# Record list
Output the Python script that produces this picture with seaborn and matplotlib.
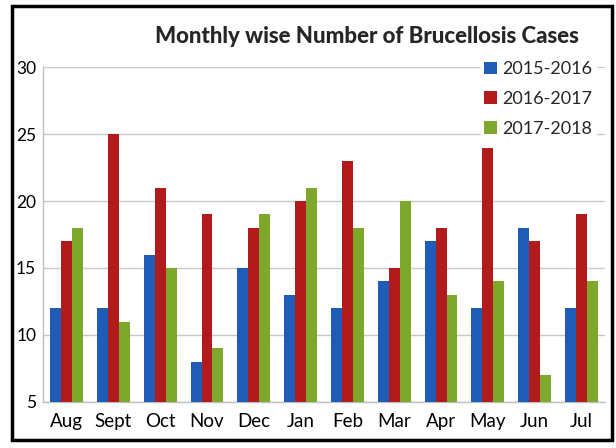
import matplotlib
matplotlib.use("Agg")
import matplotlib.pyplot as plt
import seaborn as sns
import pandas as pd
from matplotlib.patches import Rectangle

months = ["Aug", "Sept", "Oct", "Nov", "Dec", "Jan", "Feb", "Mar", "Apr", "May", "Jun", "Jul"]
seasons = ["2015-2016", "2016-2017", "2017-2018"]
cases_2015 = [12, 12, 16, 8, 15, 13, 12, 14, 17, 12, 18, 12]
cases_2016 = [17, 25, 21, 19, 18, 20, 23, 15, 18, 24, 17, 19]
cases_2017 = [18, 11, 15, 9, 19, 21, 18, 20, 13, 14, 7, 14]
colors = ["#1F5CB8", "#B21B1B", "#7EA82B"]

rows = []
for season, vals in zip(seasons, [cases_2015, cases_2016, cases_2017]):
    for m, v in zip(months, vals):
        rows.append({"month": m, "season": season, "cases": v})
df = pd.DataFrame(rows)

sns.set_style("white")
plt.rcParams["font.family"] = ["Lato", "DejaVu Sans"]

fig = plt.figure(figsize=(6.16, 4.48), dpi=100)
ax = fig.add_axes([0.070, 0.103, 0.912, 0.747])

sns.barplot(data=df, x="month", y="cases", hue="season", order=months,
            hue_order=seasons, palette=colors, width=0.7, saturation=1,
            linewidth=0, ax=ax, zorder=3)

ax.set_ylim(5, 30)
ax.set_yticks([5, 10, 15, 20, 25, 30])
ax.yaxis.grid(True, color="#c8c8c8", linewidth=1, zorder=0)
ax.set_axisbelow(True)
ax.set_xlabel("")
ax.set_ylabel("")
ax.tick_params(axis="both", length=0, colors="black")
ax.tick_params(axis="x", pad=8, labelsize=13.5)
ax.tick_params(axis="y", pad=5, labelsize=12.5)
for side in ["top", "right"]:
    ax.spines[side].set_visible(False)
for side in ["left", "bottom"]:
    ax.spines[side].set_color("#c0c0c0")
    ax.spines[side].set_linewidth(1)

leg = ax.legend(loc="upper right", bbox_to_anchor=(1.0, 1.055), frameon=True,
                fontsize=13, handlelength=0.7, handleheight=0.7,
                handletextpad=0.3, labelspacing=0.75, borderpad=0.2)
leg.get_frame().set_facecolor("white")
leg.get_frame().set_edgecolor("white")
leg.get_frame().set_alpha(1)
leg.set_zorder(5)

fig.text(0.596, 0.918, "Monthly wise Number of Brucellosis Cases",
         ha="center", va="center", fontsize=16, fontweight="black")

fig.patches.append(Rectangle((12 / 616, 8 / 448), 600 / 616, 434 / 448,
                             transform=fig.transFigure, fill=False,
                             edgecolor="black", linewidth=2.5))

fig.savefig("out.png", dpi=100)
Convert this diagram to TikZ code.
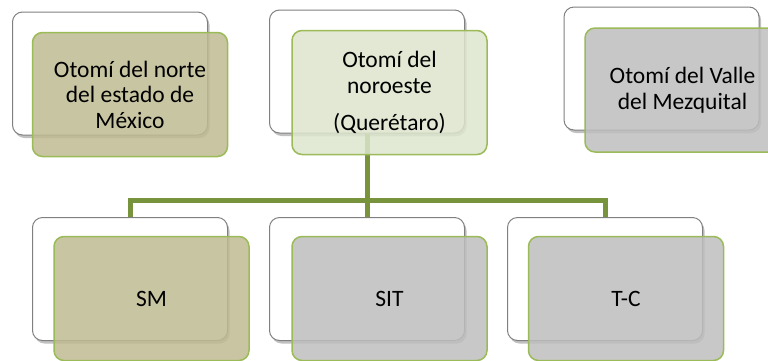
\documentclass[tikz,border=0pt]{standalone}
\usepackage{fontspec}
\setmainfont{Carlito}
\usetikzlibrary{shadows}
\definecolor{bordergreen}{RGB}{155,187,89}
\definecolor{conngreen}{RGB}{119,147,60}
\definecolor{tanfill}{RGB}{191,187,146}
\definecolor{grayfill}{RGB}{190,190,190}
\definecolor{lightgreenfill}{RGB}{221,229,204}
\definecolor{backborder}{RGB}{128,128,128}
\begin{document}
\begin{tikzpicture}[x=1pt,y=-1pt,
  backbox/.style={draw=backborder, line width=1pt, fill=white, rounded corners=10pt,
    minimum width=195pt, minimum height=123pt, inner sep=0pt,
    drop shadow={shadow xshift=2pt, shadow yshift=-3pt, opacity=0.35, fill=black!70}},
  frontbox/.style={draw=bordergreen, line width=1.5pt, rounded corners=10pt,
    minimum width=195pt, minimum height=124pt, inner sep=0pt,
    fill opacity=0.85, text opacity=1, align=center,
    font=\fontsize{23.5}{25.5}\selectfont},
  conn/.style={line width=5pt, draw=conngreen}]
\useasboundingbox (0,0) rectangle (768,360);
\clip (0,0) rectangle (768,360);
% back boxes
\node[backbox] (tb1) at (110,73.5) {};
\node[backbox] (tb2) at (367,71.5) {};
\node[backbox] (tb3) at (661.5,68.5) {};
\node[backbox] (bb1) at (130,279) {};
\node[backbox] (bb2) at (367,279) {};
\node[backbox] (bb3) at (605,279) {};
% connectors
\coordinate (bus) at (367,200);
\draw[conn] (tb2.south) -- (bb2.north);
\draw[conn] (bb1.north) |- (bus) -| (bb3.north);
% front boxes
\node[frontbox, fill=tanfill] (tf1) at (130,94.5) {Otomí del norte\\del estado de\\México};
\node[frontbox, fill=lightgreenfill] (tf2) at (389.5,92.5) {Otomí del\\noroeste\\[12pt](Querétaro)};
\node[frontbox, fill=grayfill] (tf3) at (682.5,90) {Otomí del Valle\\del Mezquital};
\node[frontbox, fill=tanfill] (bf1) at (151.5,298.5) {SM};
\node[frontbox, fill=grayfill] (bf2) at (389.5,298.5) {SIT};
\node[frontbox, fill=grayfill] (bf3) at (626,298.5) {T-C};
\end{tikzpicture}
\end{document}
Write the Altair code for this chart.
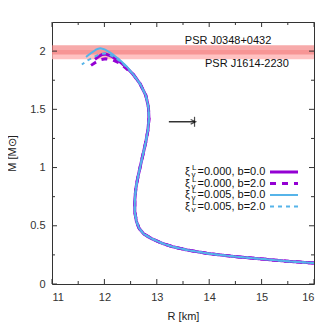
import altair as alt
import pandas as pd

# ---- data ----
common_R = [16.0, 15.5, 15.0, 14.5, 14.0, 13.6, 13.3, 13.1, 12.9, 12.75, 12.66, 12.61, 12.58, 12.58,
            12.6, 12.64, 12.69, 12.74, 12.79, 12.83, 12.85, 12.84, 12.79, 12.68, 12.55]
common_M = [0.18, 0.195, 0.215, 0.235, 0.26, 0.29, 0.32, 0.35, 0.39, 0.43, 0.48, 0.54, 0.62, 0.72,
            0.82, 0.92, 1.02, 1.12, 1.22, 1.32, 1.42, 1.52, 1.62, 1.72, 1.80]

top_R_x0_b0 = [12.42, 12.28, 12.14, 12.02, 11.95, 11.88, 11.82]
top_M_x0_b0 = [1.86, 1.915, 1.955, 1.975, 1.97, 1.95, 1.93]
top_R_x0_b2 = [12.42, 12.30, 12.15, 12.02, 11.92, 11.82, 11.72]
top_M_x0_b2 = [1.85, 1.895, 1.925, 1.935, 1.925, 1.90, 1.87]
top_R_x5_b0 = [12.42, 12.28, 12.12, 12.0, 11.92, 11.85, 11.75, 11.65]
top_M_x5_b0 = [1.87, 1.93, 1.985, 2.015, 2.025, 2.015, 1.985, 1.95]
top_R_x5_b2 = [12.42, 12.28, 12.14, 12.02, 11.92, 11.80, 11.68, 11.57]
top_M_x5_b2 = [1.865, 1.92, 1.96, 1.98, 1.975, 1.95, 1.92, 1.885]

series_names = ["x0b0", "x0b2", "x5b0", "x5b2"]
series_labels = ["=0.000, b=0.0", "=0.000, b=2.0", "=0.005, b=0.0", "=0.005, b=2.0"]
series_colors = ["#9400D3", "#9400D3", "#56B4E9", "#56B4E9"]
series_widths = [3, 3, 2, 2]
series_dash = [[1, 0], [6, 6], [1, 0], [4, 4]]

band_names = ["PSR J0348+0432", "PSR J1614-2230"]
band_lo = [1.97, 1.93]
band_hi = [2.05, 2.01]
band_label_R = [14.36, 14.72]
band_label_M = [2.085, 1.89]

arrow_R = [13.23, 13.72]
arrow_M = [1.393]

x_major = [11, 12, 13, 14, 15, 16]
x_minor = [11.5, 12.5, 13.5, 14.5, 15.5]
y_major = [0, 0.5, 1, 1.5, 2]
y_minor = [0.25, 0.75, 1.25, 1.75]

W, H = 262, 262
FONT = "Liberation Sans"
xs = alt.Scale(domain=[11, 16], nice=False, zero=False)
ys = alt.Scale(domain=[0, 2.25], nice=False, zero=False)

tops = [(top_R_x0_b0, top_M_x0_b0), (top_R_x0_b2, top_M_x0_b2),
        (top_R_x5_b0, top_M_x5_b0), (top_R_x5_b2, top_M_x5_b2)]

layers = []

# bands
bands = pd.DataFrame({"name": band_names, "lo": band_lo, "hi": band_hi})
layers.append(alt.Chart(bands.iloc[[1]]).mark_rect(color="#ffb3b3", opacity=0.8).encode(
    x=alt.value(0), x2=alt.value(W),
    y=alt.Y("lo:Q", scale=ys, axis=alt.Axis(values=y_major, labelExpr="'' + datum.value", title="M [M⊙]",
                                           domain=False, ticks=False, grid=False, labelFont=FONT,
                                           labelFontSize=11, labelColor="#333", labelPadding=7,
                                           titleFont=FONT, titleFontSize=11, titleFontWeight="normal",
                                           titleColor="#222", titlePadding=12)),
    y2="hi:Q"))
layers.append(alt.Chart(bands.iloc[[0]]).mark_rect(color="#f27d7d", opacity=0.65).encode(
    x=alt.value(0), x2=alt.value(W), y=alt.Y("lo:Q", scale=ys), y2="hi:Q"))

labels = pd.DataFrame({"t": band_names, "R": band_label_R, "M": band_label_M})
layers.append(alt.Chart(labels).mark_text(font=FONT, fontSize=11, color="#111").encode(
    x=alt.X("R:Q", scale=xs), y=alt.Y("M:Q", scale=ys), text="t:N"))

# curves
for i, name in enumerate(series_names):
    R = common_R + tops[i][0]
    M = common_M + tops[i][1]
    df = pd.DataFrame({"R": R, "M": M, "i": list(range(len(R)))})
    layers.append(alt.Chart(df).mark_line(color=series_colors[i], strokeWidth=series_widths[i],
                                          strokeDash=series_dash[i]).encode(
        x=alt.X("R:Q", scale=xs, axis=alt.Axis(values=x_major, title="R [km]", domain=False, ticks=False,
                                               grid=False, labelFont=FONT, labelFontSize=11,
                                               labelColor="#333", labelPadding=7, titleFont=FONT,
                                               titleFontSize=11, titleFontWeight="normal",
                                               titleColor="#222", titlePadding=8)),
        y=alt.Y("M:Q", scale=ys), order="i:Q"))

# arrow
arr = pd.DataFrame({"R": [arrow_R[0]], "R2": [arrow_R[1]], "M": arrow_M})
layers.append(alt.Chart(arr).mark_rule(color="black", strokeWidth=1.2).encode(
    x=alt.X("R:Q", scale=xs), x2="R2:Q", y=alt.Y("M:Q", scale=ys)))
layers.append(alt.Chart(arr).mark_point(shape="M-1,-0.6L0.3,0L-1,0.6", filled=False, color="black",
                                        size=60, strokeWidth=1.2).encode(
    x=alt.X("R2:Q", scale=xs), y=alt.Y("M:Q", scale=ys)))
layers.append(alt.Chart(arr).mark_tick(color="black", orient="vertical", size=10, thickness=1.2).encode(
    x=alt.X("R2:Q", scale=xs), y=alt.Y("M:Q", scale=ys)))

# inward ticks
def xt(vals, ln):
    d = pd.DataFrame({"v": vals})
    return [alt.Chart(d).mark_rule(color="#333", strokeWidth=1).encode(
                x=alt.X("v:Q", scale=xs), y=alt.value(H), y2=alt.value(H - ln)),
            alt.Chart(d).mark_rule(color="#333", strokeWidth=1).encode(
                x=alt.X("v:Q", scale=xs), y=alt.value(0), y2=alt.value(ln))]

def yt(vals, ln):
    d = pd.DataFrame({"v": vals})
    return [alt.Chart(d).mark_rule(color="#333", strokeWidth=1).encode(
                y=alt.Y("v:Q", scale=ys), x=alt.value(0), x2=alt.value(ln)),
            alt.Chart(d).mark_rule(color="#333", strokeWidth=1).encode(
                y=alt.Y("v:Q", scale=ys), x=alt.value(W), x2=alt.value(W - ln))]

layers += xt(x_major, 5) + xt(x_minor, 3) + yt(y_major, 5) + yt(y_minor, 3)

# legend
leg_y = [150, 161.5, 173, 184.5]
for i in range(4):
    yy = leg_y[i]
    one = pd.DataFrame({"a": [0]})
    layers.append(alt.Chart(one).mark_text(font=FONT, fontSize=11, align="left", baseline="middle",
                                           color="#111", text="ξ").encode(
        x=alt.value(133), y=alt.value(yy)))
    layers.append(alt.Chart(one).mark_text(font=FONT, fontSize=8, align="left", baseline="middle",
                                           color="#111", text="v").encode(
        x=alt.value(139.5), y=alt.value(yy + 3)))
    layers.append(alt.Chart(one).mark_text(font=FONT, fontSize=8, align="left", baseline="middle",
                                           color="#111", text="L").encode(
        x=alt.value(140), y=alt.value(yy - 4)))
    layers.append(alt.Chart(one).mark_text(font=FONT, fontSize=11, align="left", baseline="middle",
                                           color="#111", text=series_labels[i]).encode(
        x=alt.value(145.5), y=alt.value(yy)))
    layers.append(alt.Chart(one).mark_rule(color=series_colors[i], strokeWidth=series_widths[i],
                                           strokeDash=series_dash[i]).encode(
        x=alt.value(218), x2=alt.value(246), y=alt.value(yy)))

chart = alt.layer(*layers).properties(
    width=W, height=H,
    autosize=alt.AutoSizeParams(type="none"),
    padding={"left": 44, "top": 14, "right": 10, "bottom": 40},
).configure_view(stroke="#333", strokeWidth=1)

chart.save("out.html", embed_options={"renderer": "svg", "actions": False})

# Exercise goal
Above are the records. Copy only the lines from the one with "Write the Altair code for this chart." through the one with "1.62, 1.72, 1.80]", exactly, with no pictures.

# Output of the exercise
Write the Altair code for this chart.
import altair as alt
import pandas as pd

# ---- data ----
common_R = [16.0, 15.5, 15.0, 14.5, 14.0, 13.6, 13.3, 13.1, 12.9, 12.75, 12.66, 12.61, 12.58, 12.58,
            12.6, 12.64, 12.69, 12.74, 12.79, 12.83, 12.85, 12.84, 12.79, 12.68, 12.55]
common_M = [0.18, 0.195, 0.215, 0.235, 0.26, 0.29, 0.32, 0.35, 0.39, 0.43, 0.48, 0.54, 0.62, 0.72,
            0.82, 0.92, 1.02, 1.12, 1.22, 1.32, 1.42, 1.52, 1.62, 1.72, 1.80]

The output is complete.